Friday, November 2, 2018
C.A. Limits Bar on Later Testimony by Judges On Proceedings That Were Before Them
There’s No Applicability, Opinion Says, to Acting as a Witness in Administrative Hearing
By a MetNews Staff Writer
The Evidence Code section that bars a judicial officer from testifying in a subsequent “civil proceeding” as to what was said or done in a matter before him or her does not preclude testimony in a later administrative proceeding, the Third District Court of Appeal has declared.
Wednesday’s decision came in the case of attorney Pamela J. Palmieri who was fired on Dec. 13, 2010, by the California Department of Corrections and Rehabilitation. Palmieri—who, among other things, handled disciplinary cases against prison guards—was accused of being sassy to administrative law judges (“ALJ”s), habitually tardy—arriving at a hearing one day two hours late—as well as lying to an ALJ in one instance, being abusive toward a coworker on another occasion, and other misconduct.
She appealed to the State Personnel Board. Given that its own administrative law judges were potential witnesses, an ALJ with the Office of Administrative Hearings conducted the evidentiary hearing, which stretched over 21 days.
Testimony against Palmieri included that of two Department of Corrections ALJs.
The ALJ who conducted the hearing on the discharge from employment sustained four of the 12 counts but slashed the discipline to a 30-day suspension.

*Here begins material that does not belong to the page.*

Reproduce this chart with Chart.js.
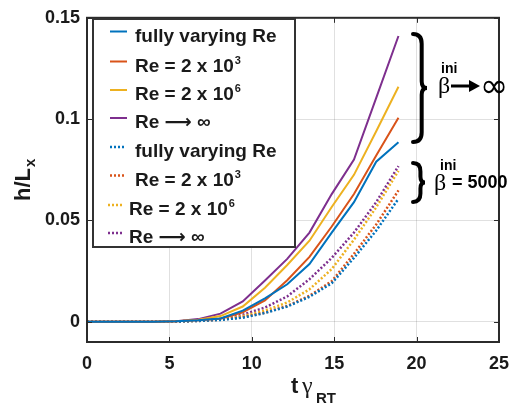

The four counts entailed belligerence toward an ALJ when he took her to task for arriving late for an afternoon session and her fabrication that a supervisor told her she could take an hour for lunch no matter what time limit an ALJ imposed; a pattern of tardiness; a proclivity for wandering off from the office during the work day and taking the stance that, as an attorney, she could make her own hours; and her offensive conduct toward the co-worker, a woman in the Personnel Office.
As to the latter episode, the hearing officer found that Palmieri’s “screaming, demanding, and profanity laced tirade at the personnel staff was outrageous and cruel.”
The State Personnel Board ultimately decided that termination of employment was warranted, finding that Palmieri’s “seamless excuses do not portray a person who recognizes that her actions are unacceptable.”
Sacramento Superior Court Judge Christopher E. Krueger denied a petition for a writ of administrative mandamus and the Court of Appeal affirmed, in an opinion by Acting Presiding Justice Elana Duarte.
Palmieri maintained on appeal that the board erred in admitting testimony of two ALJs in light of Evidence Code §703.5, which says, in part:
“No person presiding at any judicial or quasi-judicial proceeding...shall be competent to testify, in any subsequent civil proceeding, as to any statement, conduct, decision, or ruling, occurring at or in conjunction with the prior proceeding….”
Not ‘Civil Proceeding’
An administrative hearing, Duarte said, is not a “civil proceeding.” She explained:
“The administrative state as we now know it did not begin to rise in full flow until the New Deal….It operates distinctly apart from ordinary civil law principles. An administrative hearing before the Board is neither a civil action nor a special proceeding because it is not a judicial hearing….
“We have repeatedly rejected the view that an administrative proceeding is a form of civil action.”
The jurist added:
“If the Legislature wanted to encompass subsequent administrative proceedings within the evidentiary limitations provided by section 703.5, it would expressly so have provided, because we presume the Legislature is aware of the decisions…holding that administrative proceedings are not civil actions.”
The opinion also says that “there was ample evidence of Palmieri’s dishonesty.”
State Bar’s Jurisdiction
The lawyer noted that some of the charges entailed unprofessional conduct and argued that these matters are within the purview of the State Bar. Duarte responded:
“Her view is that the existence of the State Bar disciplinary system precludes her employer from disciplining her for actions while practicing law. But under her theory, no employer of an attorney could ever impose discipline for ethical lapses occurring during the practice of law. We reject this view.”
Duarte said that “some of her conduct, such as misleading a quasi-judicial officer, may well present grounds for the State Bar to investigate her,” adding in a footnote:
“The record does not show whether such an investigation has yet taken place.”
The State Bar website reveals no pending disciplinary charges but does reflect a private reproval in 1992 and an 11 month suspension in 2005 for failing to pay State Bar dues.
The case is Palmieri v. California State Personnel Board, 18 S.O.S. 5229.